Exercise goal | Transcribe the material exactly. Images do not belong in the copy.

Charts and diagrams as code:
= = = = =

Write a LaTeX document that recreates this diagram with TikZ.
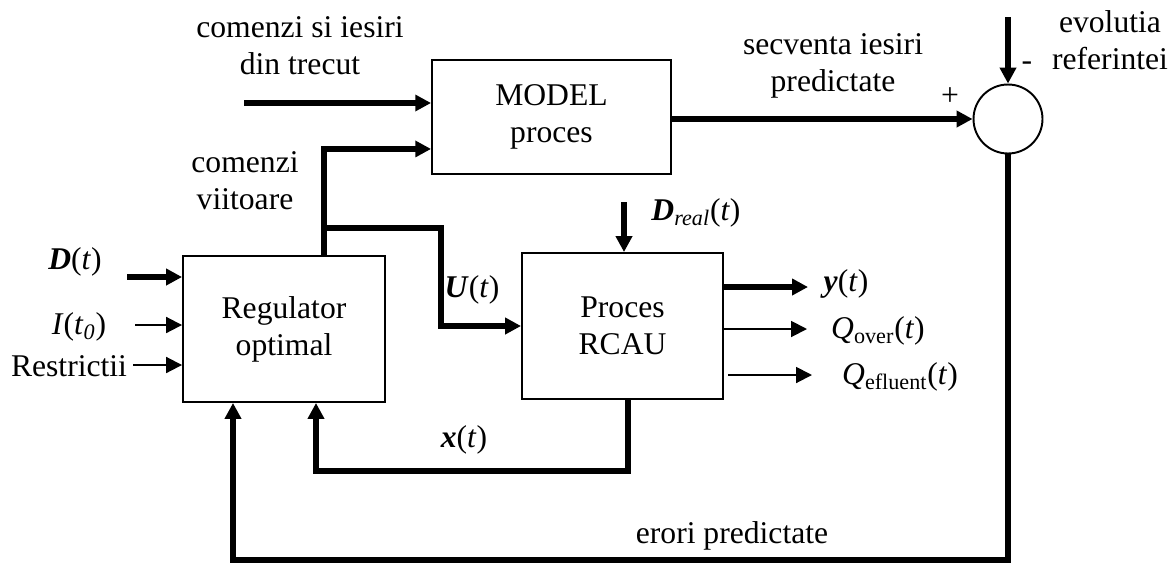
\documentclass[tikz,border=0pt]{standalone}
\usepackage{fontspec}
\setmainfont{Liberation Serif}
\usepackage{tikz}
\usetikzlibrary{positioning, shapes, arrows.meta}

\begin{document}
\begin{tikzpicture}[x=0.02cm, y=-0.02cm,
    every node/.style={font=\fontsize{18}{21}\selectfont},
    blk/.style={draw, line width=1.1pt, rectangle, align=center, inner sep=0pt},
    thk/.style={line width=3.4pt, -{Triangle[length=9pt,width=9pt]}},
    thn/.style={line width=1.1pt, -{Triangle[length=9pt,width=9pt]}},
    bare/.style={line width=3.4pt}]
    \useasboundingbox (0,0) rectangle (1173,562);

    \node[blk, minimum width=4.78cm, minimum height=2.28cm] (model) at (551.5,117) {MODEL\\proces};
    \node[blk, minimum width=4.04cm, minimum height=2.92cm] (reg) at (284,329) {Regulator\\optimal};
    \node[blk, minimum width=4.02cm, minimum height=2.92cm] (proc) at (622.5,326) {Proces\\RCAU};
    \node[draw, line width=1.1pt, circle, minimum size=1.38cm, inner sep=0pt] (sum) at (1008,119) {};

    \coordinate (past) at (244,103);
    \coordinate (br) at (324,228);
    \coordinate (uk) at (441,228);
    \coordinate (din) at (127,277);
    \coordinate (iin) at (135,325);
    \coordinate (rin) at (133,365);
    \coordinate (dr) at (624,202);
    \coordinate (yo) at (808,287);
    \coordinate (qo) at (807,329);
    \coordinate (qs) at (728,375);
    \coordinate (qe) at (812,375);
    \coordinate (xr) at (628,471);
    \coordinate (xl) at (316,471);
    \coordinate (fr) at (1008,560);
    \coordinate (fl) at (233,560);
    \coordinate (ev) at (1008,17);

    \draw[thk] (past) -- (past -| model.west);
    \draw[bare] (reg.north -| br) -- (br);
    \draw[thk] (br) |- ([yshift=0.52cm]model.south west);
    \draw[thk] (br) -- (uk) |- (proc.west);
    \draw[thk] (din) -- (din -| reg.west);
    \draw[thn] (iin) -- (iin -| reg.west);
    \draw[thn] (rin) -- (rin -| reg.west);
    \draw[thk] (dr) -- (dr |- proc.north);
    \draw[thk] (yo -| proc.east) -- (yo);
    \draw[thn] (qo -| proc.east) -- (qo);
    \draw[thn] (qs) -- (qe);
    \draw[thk] (proc.south -| xr) -- (xr) -- (xl) -- (xl |- reg.south);
    \draw[thk] (sum.south) -- (fr) -- (fl) -- (fl |- reg.south);
    \draw[thk] (sum.west -| model.east) -- (sum.west);
    \draw[thk] (ev) -- (sum.north);

    \node[align=center] (lpast) at (300,46) {comenzi si iesiri\\din trecut};
    \node[align=center] (lfut) at (245,181) {comenzi\\viitoare};
    \node[align=center] (lseq) at (833,66) {secventa iesiri\\predictate};
    \node[align=center] (lev) at (1110,40) {evolutia\\referintei};
    \node (lplus) at (950,97) {+};
    \node (lminus) at (1027,66) {-};
    \node (ld) at (75,262) {\textbf{\textit{D}}(\textit{t})};
    \node (li) at (79,327) {\textit{I}(\textit{t}\textsubscript{\textit{0}})};
    \node (lr) at (69,366) {Restrictii};
    \node (lu) at (472,290) {\textbf{\textit{U}}(\textit{t})};
    \node (ldr) at (696,213) {\textbf{\textit{D}}\textsubscript{\textit{real}}(\textit{t})};
    \node (ly) at (846,284) {\textbf{\textit{y}}(\textit{t})};
    \node (lqo) at (878,331) {\textit{Q}\textsubscript{over}(\textit{t})};
    \node (lqe) at (900,377) {\textit{Q}\textsubscript{efluent}(\textit{t})};
    \node (lx) at (464,440) {\textbf{\textit{x}}(\textit{t})};
    \node (lerr) at (732,536) {erori predictate};
\end{tikzpicture}
\end{document}
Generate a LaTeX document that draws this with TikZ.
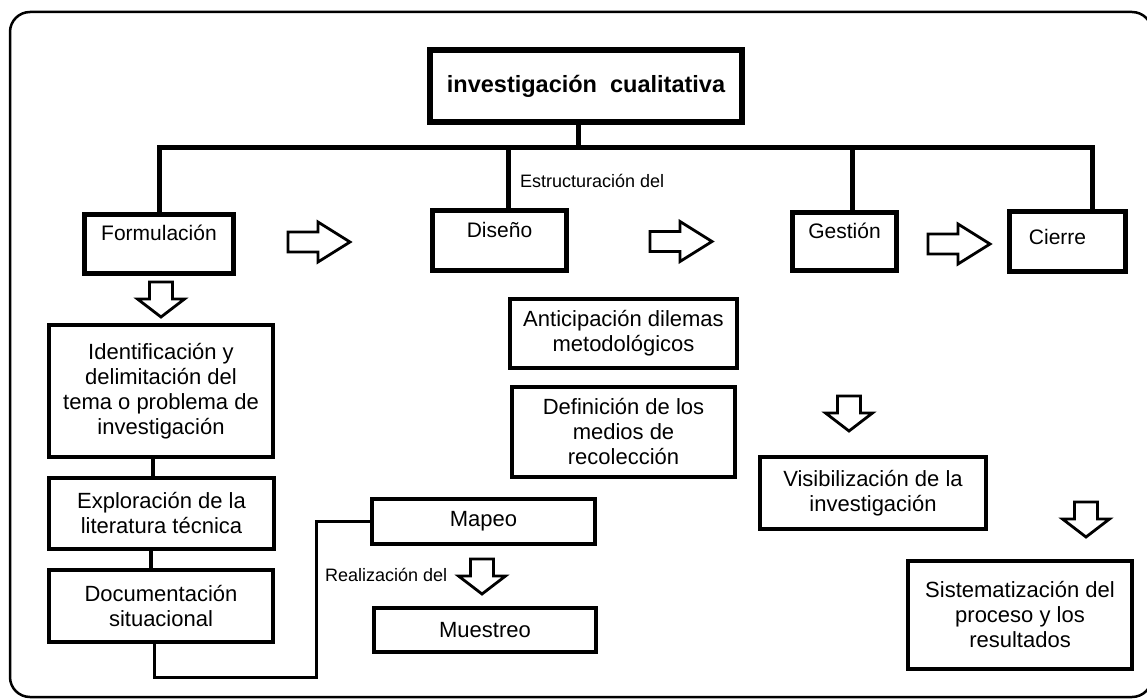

= = = = =

Worked answer |
Write a LaTeX document that recreates this diagram with TikZ.
\documentclass[tikz,border=0pt]{standalone}
\usepackage{fontspec}
\setmainfont{Liberation Serif}
\usepackage{tikz}
\usetikzlibrary{positioning, shapes, arrows.meta}

\begin{document}
\begin{tikzpicture}[x=0.02cm, y=-0.02cm,
    every node/.style={font=\fontsize{18}{21}\selectfont},
    blk/.style={draw, line width=1.1pt, rectangle, align=center, inner sep=0pt},
    thk/.style={line width=3.4pt, -{Triangle[length=9pt,width=9pt]}},
    thn/.style={line width=1.1pt, -{Triangle[length=9pt,width=9pt]}},
    bare/.style={line width=3.4pt}]
    \useasboundingbox (0,0) rectangle (1173,562);

    \node[blk, minimum width=4.78cm, minimum height=2.28cm] (model) at (551.5,117) {MODEL\\proces};
    \node[blk, minimum width=4.04cm, minimum height=2.92cm] (reg) at (284,329) {Regulator\\optimal};
    \node[blk, minimum width=4.02cm, minimum height=2.92cm] (proc) at (622.5,326) {Proces\\RCAU};
    \node[draw, line width=1.1pt, circle, minimum size=1.38cm, inner sep=0pt] (sum) at (1008,119) {};

    \coordinate (past) at (244,103);
    \coordinate (br) at (324,228);
    \coordinate (uk) at (441,228);
    \coordinate (din) at (127,277);
    \coordinate (iin) at (135,325);
    \coordinate (rin) at (133,365);
    \coordinate (dr) at (624,202);
    \coordinate (yo) at (808,287);
    \coordinate (qo) at (807,329);
    \coordinate (qs) at (728,375);
    \coordinate (qe) at (812,375);
    \coordinate (xr) at (628,471);
    \coordinate (xl) at (316,471);
    \coordinate (fr) at (1008,560);
    \coordinate (fl) at (233,560);
    \coordinate (ev) at (1008,17);

    \draw[thk] (past) -- (past -| model.west);
    \draw[bare] (reg.north -| br) -- (br);
    \draw[thk] (br) |- ([yshift=0.52cm]model.south west);
    \draw[thk] (br) -- (uk) |- (proc.west);
    \draw[thk] (din) -- (din -| reg.west);
    \draw[thn] (iin) -- (iin -| reg.west);
    \draw[thn] (rin) -- (rin -| reg.west);
    \draw[thk] (dr) -- (dr |- proc.north);
    \draw[thk] (yo -| proc.east) -- (yo);
    \draw[thn] (qo -| proc.east) -- (qo);
    \draw[thn] (qs) -- (qe);
    \draw[thk] (proc.south -| xr) -- (xr) -- (xl) -- (xl |- reg.south);
    \draw[thk] (sum.south) -- (fr) -- (fl) -- (fl |- reg.south);
    \draw[thk] (sum.west -| model.east) -- (sum.west);
    \draw[thk] (ev) -- (sum.north);

    \node[align=center] (lpast) at (300,46) {comenzi si iesiri\\din trecut};
    \node[align=center] (lfut) at (245,181) {comenzi\\viitoare};
    \node[align=center] (lseq) at (833,66) {secventa iesiri\\predictate};
    \node[align=center] (lev) at (1110,40) {evolutia\\referintei};
    \node (lplus) at (950,97) {+};
    \node (lminus) at (1027,66) {-};
    \node (ld) at (75,262) {\textbf{\textit{D}}(\textit{t})};
    \node (li) at (79,327) {\textit{I}(\textit{t}\textsubscript{\textit{0}})};
    \node (lr) at (69,366) {Restrictii};
    \node (lu) at (472,290) {\textbf{\textit{U}}(\textit{t})};
    \node (ldr) at (696,213) {\textbf{\textit{D}}\textsubscript{\textit{real}}(\textit{t})};
    \node (ly) at (846,284) {\textbf{\textit{y}}(\textit{t})};
    \node (lqo) at (878,331) {\textit{Q}\textsubscript{over}(\textit{t})};
    \node (lqe) at (900,377) {\textit{Q}\textsubscript{efluent}(\textit{t})};
    \node (lx) at (464,440) {\textbf{\textit{x}}(\textit{t})};
    \node (lerr) at (732,536) {erori predictate};
\end{tikzpicture}
\end{document}
Generate a LaTeX document that draws this with TikZ.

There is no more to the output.